A Clever Eye-Line and Clearly Cut Contours
Van Gogh illustrates for the viewer an eye-line looking directly along the ravine’s bottom, as if one were standing in the ravine itself. With his use of gray and black to sketch the cuts of the ravine walls, Van Gogh starts to depict for the viewer the illusion of a three-dimensional landscape. Yet if Van Gogh were to have used his blacks and grays exclusively, his illusion of a three-dimensional scape would not have been as effective as it is. By introducing blues and whites, Van Gogh takes his three-dimensional construction steps further. The navy coloring along the edges of the river carves out the path the flowing water takes as it winds its way through the canyon, and his use of grungier and brighter whites along the ravine walls creates for the viewer a sense of movement in the water.
Movement Through Color
With the water movement outlined through his masterful use of blues and whites, Van Gogh then turns his brush towards giving the rushing body a depth for the viewer’s eye. Contributing sea-greens to the rushing bend of the water in the foreground of the painting, Van Gogh succeeds in creating for the viewer the illusions of depths of water flowing over one another, as the surface rushes and crash into bursts of white and light gray along the sides of the ravine. Indeed, Van Gogh uses particular colors to cut contours as well; his use of black (rather than a use of navy or gray) to cut out the small recess in the foreground of the painting makes the recess all the more stark and powerful, contributing to the overall movement-aesthetic of the work.
But perhaps Van Gogh’s greatest triumph in his color-usage in Ravine is the way he uses his colors to create movement and power in other areas besides the river. In the top recesses of the painting, Van Gogh uses lighter blues over grungier whites and splashes of navy to create the same moving sky as in many of his paintings. Indeed, the movement in the sky seems to mimic that seen in The Starry Night (1889). More than that, though, the sky seems to mimic the water of the river: the light sky-blues laid over the navy’s and whites create a rippling effect evocative of light on water.
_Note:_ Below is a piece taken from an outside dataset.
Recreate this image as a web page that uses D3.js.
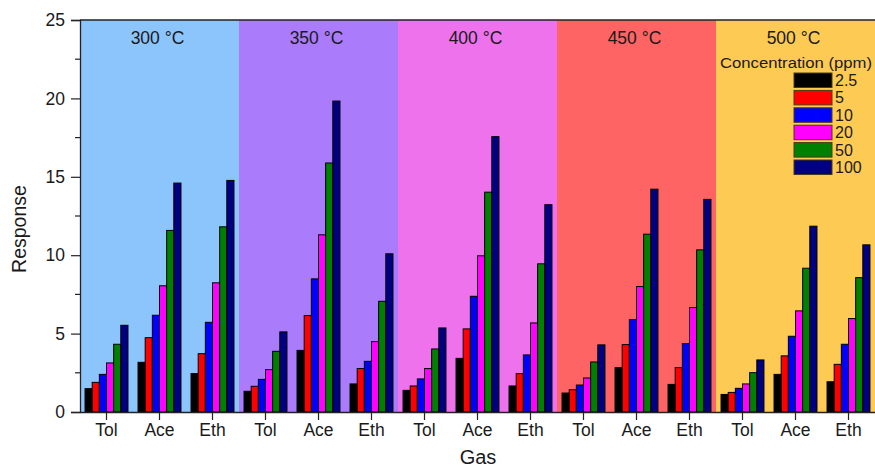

With the sky rippling above, Van Gogh sets about creating the walls of the ravine. There, sharp contours of black cut in mismatched and jagged patterns alongside gray rock-faces and navy shadows. The most striking thing about the way that Van Gogh paints the ravine walls is the strokes with which he does it; rather than straight lines intersecting at random points, Van Gogh uses swirling brushstrokes to create a flowing downward motion and feeling, opting only to create a few jagged protrusions toward the ravine’s bottom. In doing so, Van Gogh presents the walls of the ravine not as entities separate from the river and sky, but as similar parts of the same whole.
Upon the ravine walls, Van Gogh paints flowing canyon plants in red-oranges and sea-greens, with the plants having the added effect of resembling sea anemones and underwater seaweed. By adding such unique plants to the sides of the already flowing walls of the ravine, Van Gogh completes his creation of a marine world within the walls of the ravine. As if mirroring the flowing currents of an ocean or river, the waving plants dot the upper sides of the canyon walls, creating a “pop” for the viewer with their bright colors against the backdrop of the gray-blue-white walls.
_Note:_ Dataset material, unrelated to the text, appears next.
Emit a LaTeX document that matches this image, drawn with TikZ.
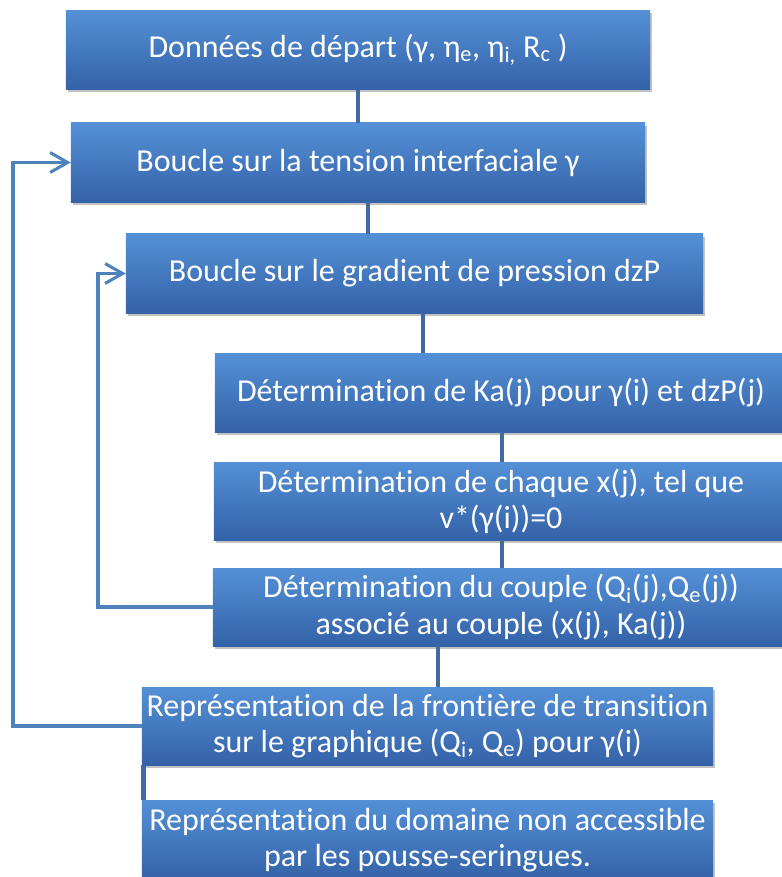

Little Eddies of Stillness
Perhaps the greatest expression of movement with color in the painting, though, is Van Gogh’s use of dark grays and white to create boulders in the bottom portions of the work. In using such colors coupled with his curved brushstrokes, Van Gogh creates portions of the painting that act as metaphorical voids of movement; these voids are perhaps the only “stable” parts of the work, and in turn starkly contrast with the portions of the painting where real movement flows. For example, the boulders in the lower left-hand corner of the painting exhibit a very different type of brushstroke than that used to depict the plants and river around them. With their curved, almost subdued brushstrokes, the boulders create a break in the movement of the brushstrokes around them. Like an eddy in a river disrupting the initial inertia of the river’s flow, the boulders serve as barriers against which the movements of Van Gogh’s other brushstrokes crash.
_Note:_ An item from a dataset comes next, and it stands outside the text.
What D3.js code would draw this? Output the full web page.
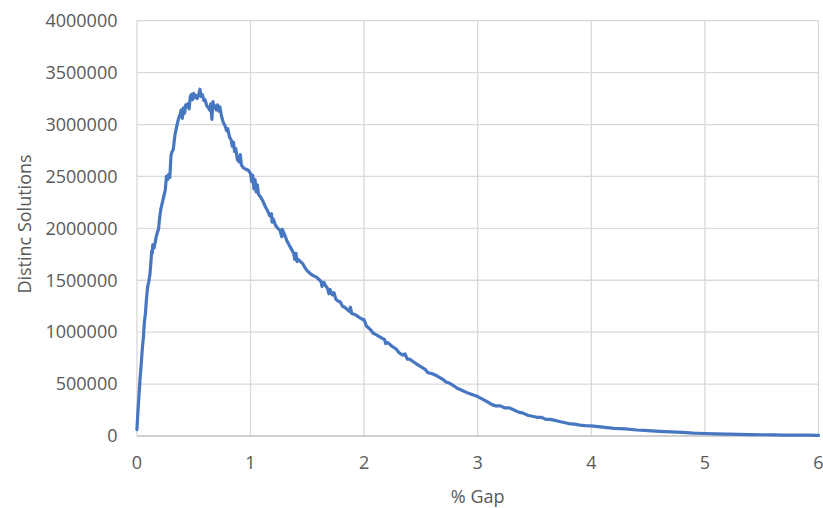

With his brushstrokes long, loose, and flowing and his paint thickly applied, Van Gogh adds to Ravine the same feeling and effect as exhibited in his more famous works such as The Starry Night and Bedroom in Arles (1888). As in his painting The Starry Night, Van Gogh utilizes the technique of dividing the painting into sections, with each ravine wall making up a triangular section and the sky completing the final area.
Black and White
Still, though, one of the most intriguing aspects of the painting is not Van Gogh’s usage of marine and tropical colors, but his use of black and white. Indeed, Van Gogh uses white as a true color rather than a place holder, making use of different shades, with bright white “popping” off the walls of the ravine and the surf in the middle of the work, and a more subdued white blending with the blues in the sky. Van Gogh addressed this notion of black and white color usage in a letter to Émile Bernard in June 1888, stating, “I am going to put the black and the white, just as the color merchant sells them to us, boldly on my palette and use them just as they are” (Chipp, Theories of Modern Art, 1968, p. 32).
True to his declaration in his letter, Van Gogh uses the colors black and white as real colors in the work, not simply as backdrop colors to make the other colors of the painting appear more vivid. Rather than using black simply to define the lines and contours, Van Gogh blends black strokes in the with green plants, using it to add shadow and depth to the motion and flow of the plants along the ravine walls. Similarly, rather than using white to create a simple void on the canvas where other colored paint colors do not appear, Van Gogh blends in in the with river movements and the along the lower cliff faces, creating the rush of the surf crashing along the canyon walls.
Marine World
With his usage of broad brushstrokes, thickly applied paint, subdued colors mixed with brighter “popping” ones, compartmentalization within the painting, and rippling movement, Van Gogh’s Ravine is a brilliant tapestry of masterful techniques. Creating an almost marine-like world in the middle of a ravine, Van Gogh plays with something as basic as the setting of the painting, while at the same time still delivering strong movement through broad strokes (the river and the canyon walls) around areas of rest (the boulders). In pulling all of these aspects together, Van Gogh experiments not only with the nature of flow and movement, but also with the effects of particular colors upon those very motions.